Although they never gave themselves a manifesto, they seem to work with some guiding principles, some more explicit others less:

  • They consciously use their multidisciplinary backgrounds and multi-professional broad networks as a resource for variety and multiple frames of references.
  • They have a horizontal approach both within their own organization as well as with their "users".
  • They cherish conversation and process over a "final" outcome thus stressing resourcefulness of the creative experience as a continuous source for competence development on both sides - themselves and the people they work for or with.
  • Besides their long-term perspective on the sustainable social impact of their work, they also relate to environmental aspects by preferably (re-)using local material.
  • They are extraordinarily fluid in their social organization: with respect to their number of members, their working frame (many of them working full time in other jobs), their conscious role shifting in projects.

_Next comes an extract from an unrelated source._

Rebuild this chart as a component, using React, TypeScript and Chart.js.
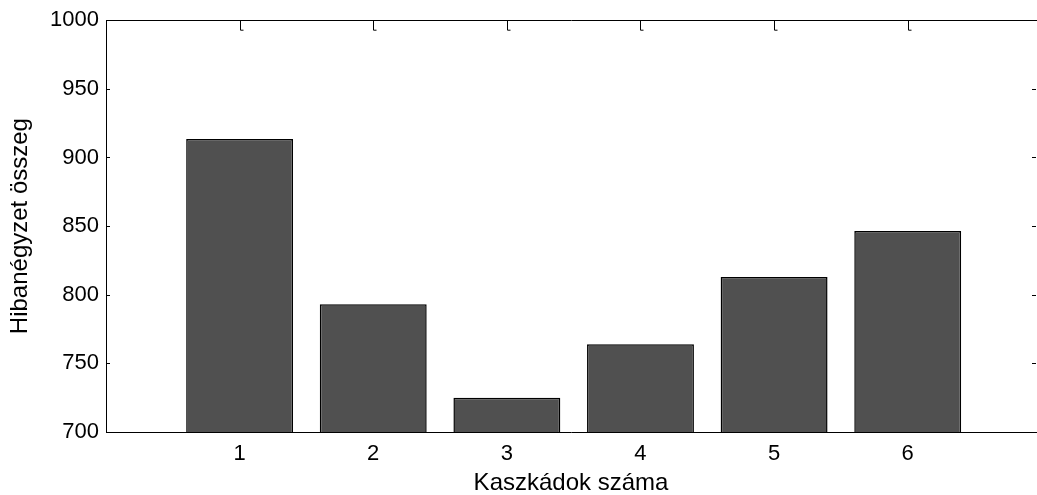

Instead of speaking with "one voice" they engage in "a multitude of conversations" (Jane Hall in an interview with her and Lewis Jones at the Canadian Centre for Architecture in a series on The Other Architect).

The “curiosity of the amateur”

And some final words about experimenting. Reflecting about their shared space at Sugarhouse Studios, Adam Willis says:

Having a lot of space let us work in a very free way. A lots of experimenting, lots of testing, often with a starting point of not knowing that much about the process or material. We found that this „curiosity of the amateur“ has lead to quite a lot of interesting and unexpected results. In a certain sense the skill is in knowing how to test things well rather than knowing everything about the material and process and the material, because then you have preconceptions about what should be achieved and what can be achieved.

If the future of work is to playfully experiment and collaborate as they do and to work with new talents as they are, it will be powerful and bright.